DATA TO PROCESS
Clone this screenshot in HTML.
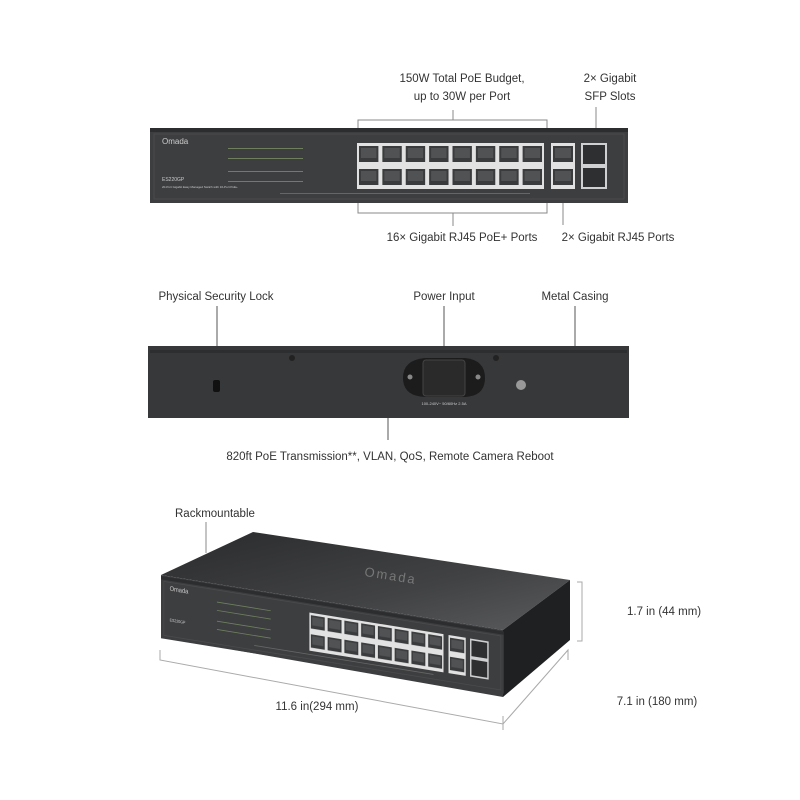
<!DOCTYPE html>
<html><head><meta charset="utf-8"><style>
html,body{margin:0;padding:0;background:#fff;width:800px;height:800px;overflow:hidden}
svg{display:block}
.l{font-family:"Liberation Sans",sans-serif;font-size:11.5px;fill:#333}
.s{font-family:"Liberation Sans",sans-serif;fill:#ccc}
</style></head><body>
<svg width="800" height="800" viewBox="0 0 800 800" xmlns="http://www.w3.org/2000/svg">
<defs>
<pattern id="pt" x="207" y="15" width="23.375" height="23" patternUnits="userSpaceOnUse">
<rect width="23.375" height="23" fill="#e2e2e2"/>
<rect x="2" y="3" width="19.4" height="16" fill="#3a3b3d"/>
<rect x="4" y="5" width="15.4" height="10" fill="#505254"/>
</pattern>
<pattern id="pt2" x="401" y="15" width="24" height="23" patternUnits="userSpaceOnUse">
<rect width="24" height="23" fill="#e2e2e2"/>
<rect x="2" y="3" width="20" height="16" fill="#3a3b3d"/>
<rect x="4" y="5" width="16" height="10" fill="#505254"/>
</pattern>
<linearGradient id="top" x1="0" y1="0" x2="1" y2="1">
<stop offset="0" stop-color="#2a2b2d"/><stop offset="0.6" stop-color="#414244"/><stop offset="1" stop-color="#5a5b5d"/></linearGradient>
<g id="panel">
<rect x="0" y="0" width="478" height="75" fill="#3d3e40"/>
<rect x="0" y="0" width="478" height="4" fill="#2c2d2f"/>
<rect x="4" y="6" width="470" height="65" fill="none" stroke="#4a4b4d"/>
<rect x="207" y="15" width="187" height="46" fill="url(#pt)"/>
<rect x="401" y="15" width="24" height="46" fill="url(#pt2)"/>
<rect x="431" y="15" width="26" height="46" fill="#cfd0d2"/>
<rect x="433" y="17" width="22" height="19" fill="#2e2f31"/>
<rect x="433" y="40" width="22" height="19" fill="#2e2f31"/>
<g fill="#6f7f5e"><rect x="78" y="20" width="75" height="1"/><rect x="78" y="30" width="75" height="1"/><rect x="78" y="43" width="75" height="1"/><rect x="78" y="53" width="75" height="1"/></g>
<rect x="130" y="65" width="250" height="1" fill="#666"/>
</g>
</defs>

<!-- TOP: front panel -->
<text class="l" x="462" y="82" text-anchor="middle">150W Total PoE Budget,</text>
<text class="l" x="462" y="100" text-anchor="middle">up to 30W per Port</text>
<text class="l" x="610" y="82" text-anchor="middle">2× Gigabit</text>
<text class="l" x="610" y="100" text-anchor="middle">SFP Slots</text>
<g stroke="#888" fill="none" stroke-width="1">
<path d="M358 133 V120 H547 V133"/><path d="M453 120 V110"/>
<path d="M596 107 V132"/>
<path d="M358 195 V213 H547 V195"/><path d="M453 213 V226"/>
<path d="M563 190 V225"/>
</g>
<g transform="translate(150,128)"><use href="#panel"/>
<text class="s" x="12" y="16" font-size="8">Omada</text>
<text class="s" x="12" y="53" font-size="5">ES220GP</text>
<text class="s" x="12" y="60" font-size="3">20-Port Gigabit Easy Managed Switch with 16-Port PoE+</text>
</g>
<text class="l" x="462" y="241" text-anchor="middle">16× Gigabit RJ45 PoE+ Ports</text>
<text class="l" x="618" y="241" text-anchor="middle">2× Gigabit RJ45 Ports</text>

<!-- MIDDLE: rear -->
<text class="l" x="216" y="300" text-anchor="middle">Physical Security Lock</text>
<text class="l" x="444" y="300" text-anchor="middle">Power Input</text>
<text class="l" x="575" y="300" text-anchor="middle">Metal Casing</text>
<g stroke="#555" stroke-width="1"><path d="M217 306 V384"/><path d="M444 306 V362"/><path d="M575 306 V346"/><path d="M388 418 V440"/></g>
<rect x="148" y="346" width="481" height="72" fill="#37383a"/>
<rect x="150" y="350" width="477" height="3" fill="#2d2e30"/>
<rect x="213" y="380" width="7" height="12" rx="2" fill="#111"/>
<circle cx="292" cy="358" r="3" fill="#222"/><circle cx="496" cy="358" r="3" fill="#222"/>
<path d="M403 378 Q403 360 425 358 H465 Q485 360 485 378 Q485 396 465 397 H425 Q403 396 403 378Z" fill="#1c1c1d"/>
<rect x="423" y="360" width="42" height="36" rx="3" fill="#2a2a2b" stroke="#444"/>
<circle cx="410" cy="377" r="2.5" fill="#888"/><circle cx="478" cy="377" r="2.5" fill="#888"/>
<circle cx="521" cy="385" r="5" fill="#999"/>
<text class="s" x="444" y="405" font-size="4" text-anchor="middle">100-240V~ 50/60Hz 2.5A</text>
<text class="l" x="390" y="460" text-anchor="middle">820ft PoE Transmission**, VLAN, QoS, Remote Camera Reboot</text>

<!-- BOTTOM: 3D -->
<text class="l" x="175" y="517">Rackmountable</text>
<path d="M206 522 V553" stroke="#888"/>
<polygon points="161,575 253,532 570,580 503,630" fill="url(#top)"/>
<polygon points="503,630 570,580 570,640 503,697" fill="#1f2021"/>
<polygon points="161,575 503,630 503,697 161,637" fill="#3d3e40"/>
<text x="390" y="580" font-family="Liberation Sans,sans-serif" font-size="13" fill="#777" transform="rotate(9 390 580)" text-anchor="middle" letter-spacing="2">Omada</text>
<g transform="matrix(0.717,0.116,0,0.83,161,576)"><use href="#panel"/>
<text class="s" x="12" y="16" font-size="8">Omada</text>
<text class="s" x="12" y="53" font-size="5">ES220GP</text>
</g>
<g stroke="#aaa" fill="none">
<path d="M160 650 V660 L503 724 L568 650 V660"/><path d="M503 716 V730"/>
<path d="M577 582 H582 V641 H577"/>
</g>
<text class="l" x="627" y="615">1.7 in (44 mm)</text>
<text class="l" x="317" y="710" text-anchor="middle">11.6 in(294 mm)</text>
<text class="l" x="657" y="705" text-anchor="middle">7.1 in (180 mm)</text>
</svg>
</body></html>
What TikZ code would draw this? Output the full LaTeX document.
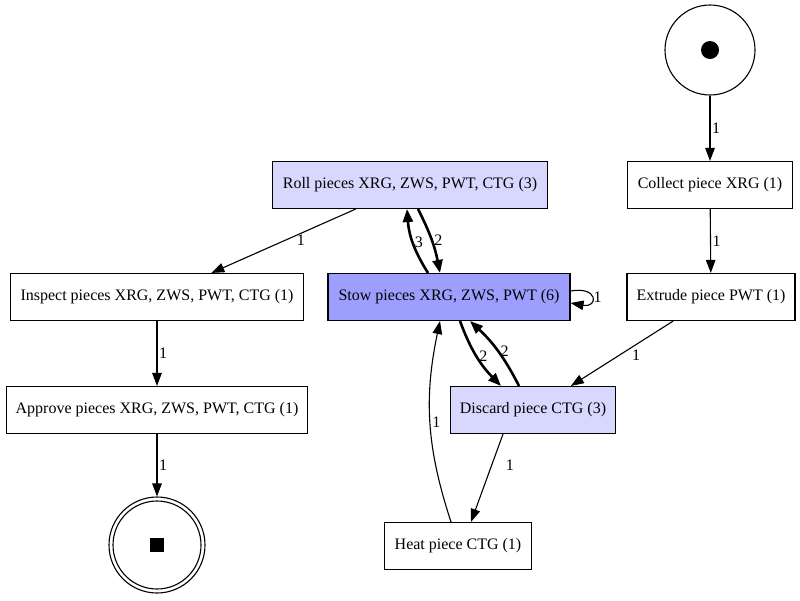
\documentclass[tikz,border=0pt]{standalone}
\usepackage{fontspec}
\setmainfont{Liberation Serif}
\usetikzlibrary{arrows.meta,positioning,calc}
\definecolor{LightLilac}{RGB}{216,216,255}
\definecolor{DeepLilac}{RGB}{158,158,255}

\begin{document}
\begin{tikzpicture}[x=1pt,y=-1pt,line width=1.1pt,
  font=\fontsize{16}{18}\selectfont,
  trans/.style={draw,rectangle,minimum height=47pt,inner sep=0pt},
  place/.style={draw,circle,inner sep=0pt},
  arc/.style={-{Triangle[length=13pt,width=9.5pt]}},
  heavy/.style={line width=2.6pt,-{Triangle[length=13pt,width=10pt]}},
  lab/.style={inner sep=1.5pt}]
  \useasboundingbox (0,0) rectangle (800,600);

  \node[place,minimum size=90pt] (start) at (710,50) {};
  \fill (start) circle (9);
  \node[trans,minimum width=165pt] (collect) at (710,185) {Collect piece XRG (1)};
  \node[trans,minimum width=168pt] (extrude) at (711,297) {Extrude piece PWT (1)};
  \node[trans,minimum width=275pt,fill=LightLilac] (roll) at (410,185) {Roll pieces XRG, ZWS, PWT, CTG (3)};
  \node[trans,minimum width=242pt,fill=DeepLilac] (stow) at (449,297) {Stow pieces XRG, ZWS, PWT (6)};
  \node[trans,minimum width=293pt] (inspect) at (157,297) {Inspect pieces XRG, ZWS, PWT, CTG (1)};
  \node[trans,minimum width=301pt] (approve) at (157,410) {Approve pieces XRG, ZWS, PWT, CTG (1)};
  \node[trans,minimum width=165pt,fill=LightLilac] (discard) at (533,410) {Discard piece CTG (3)};
  \node[trans,minimum width=147pt] (heat) at (458,546) {Heat piece CTG (1)};
  \node[place,minimum size=96pt] (end) at (157,545) {};
  \draw (end) circle (44);
  \fill ([shift={(-7pt,-7pt)}]end.center) rectangle ([shift={(7pt,7pt)}]end.center);

  \draw[arc] (start) -- node[lab,right] {1} (collect);
  \draw[arc] (collect) -- node[lab,right] {1} (extrude);
  \draw[arc] (extrude) -- node[lab,pos=.42,below right] {1} (discard);
  \draw[arc] (roll) -- node[lab,pos=.38,below] {1} (inspect);
  \draw[arc] (inspect) -- node[lab,right] {1} (approve);
  \draw[arc] (approve) -- node[lab,right] {1} (end);
  \draw[heavy] ([xshift=8pt]roll.south) to[bend left=8] node[lab,right] {2} ([xshift=-9pt]stow.north);
  \draw[heavy] ([xshift=-21pt]stow.north) to[bend left=14] node[lab,right,inner sep=0.5pt] {3} ([xshift=-3pt]roll.south);
  \draw[heavy] ([xshift=11pt]stow.south) to[bend right=12] node[lab,right] {2} ([xshift=-32pt]discard.north);
  \draw[heavy] ([xshift=-14pt]discard.north) to[bend right=10] node[lab,right] {2} ([xshift=21pt]stow.south);
  \draw[arc] ([yshift=6pt]stow.east) .. controls +(28pt,5pt) and +(28pt,-5pt) .. ([yshift=-6pt]stow.east)
    node[lab,pos=.5,right] {1};
  \draw[arc] ([xshift=-30pt]discard.south) -- node[lab,pos=.35,right=12pt] {1} ([xshift=13pt]heat.north);
  \draw[arc] ([xshift=-7pt]heat.north) to[bend left=15] node[lab,right] {1} ([xshift=-9pt]stow.south);
\end{tikzpicture}
\end{document}
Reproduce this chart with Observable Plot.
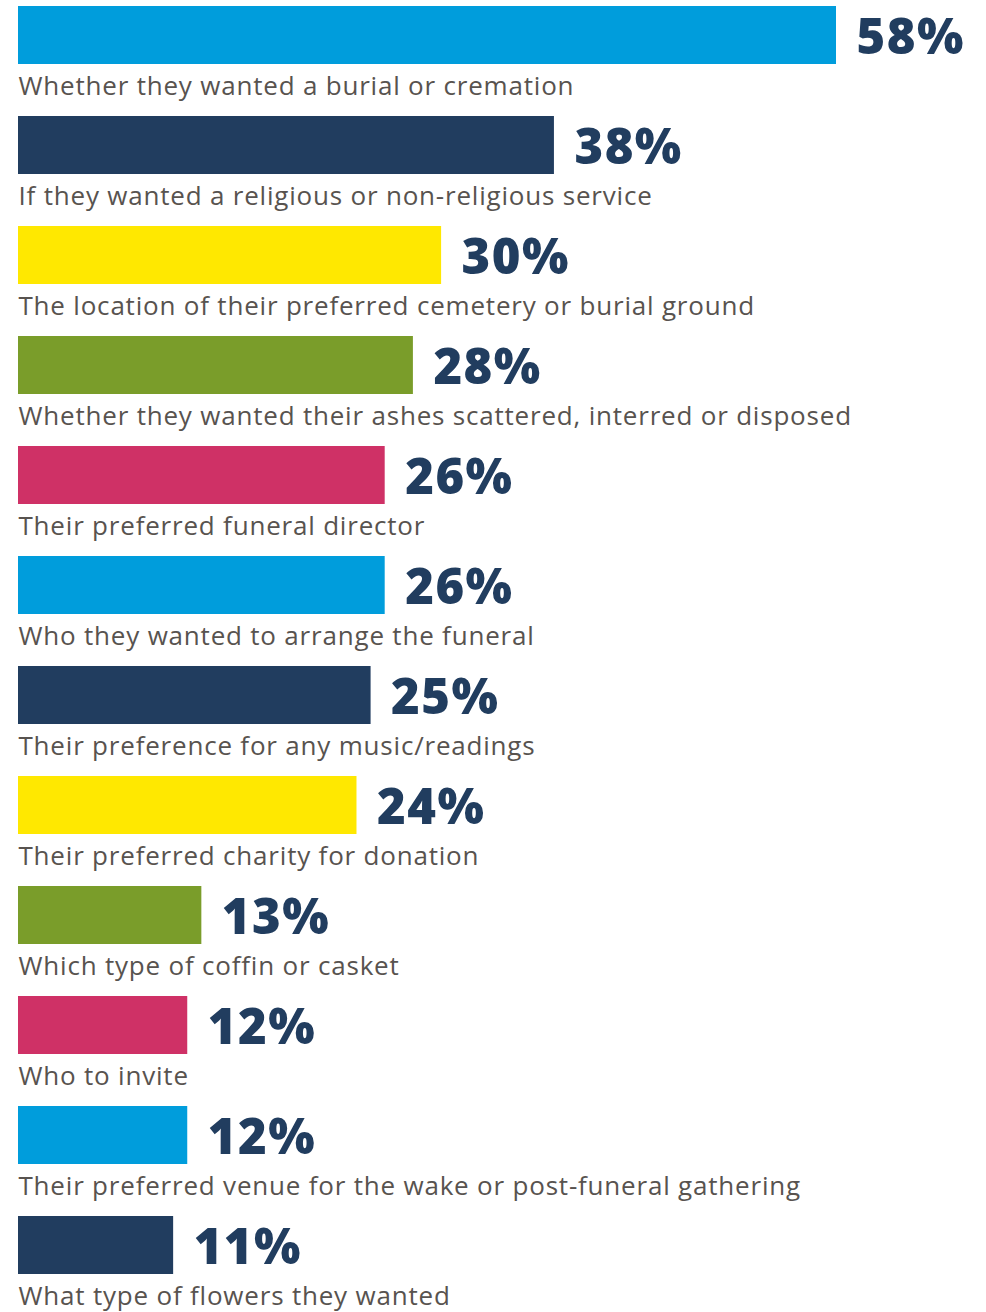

TASK OBJECTIVE
Set down exactly the lines above, from the line containing "What TikZ code" through the line containing "(0,0) rectangle (800,600);". Skip the pictures.

ANSWER TO THE EXERCISE
What TikZ code would draw this? Output the full LaTeX document.
\documentclass[tikz,border=0pt]{standalone}
\usepackage{fontspec}
\setmainfont{Liberation Serif}
\usetikzlibrary{arrows.meta,positioning,calc}
\definecolor{LightLilac}{RGB}{216,216,255}
\definecolor{DeepLilac}{RGB}{158,158,255}

\begin{document}
\begin{tikzpicture}[x=1pt,y=-1pt,line width=1.1pt,
  font=\fontsize{16}{18}\selectfont,
  trans/.style={draw,rectangle,minimum height=47pt,inner sep=0pt},
  place/.style={draw,circle,inner sep=0pt},
  arc/.style={-{Triangle[length=13pt,width=9.5pt]}},
  heavy/.style={line width=2.6pt,-{Triangle[length=13pt,width=10pt]}},
  lab/.style={inner sep=1.5pt}]
  \useasboundingbox (0,0) rectangle (800,600);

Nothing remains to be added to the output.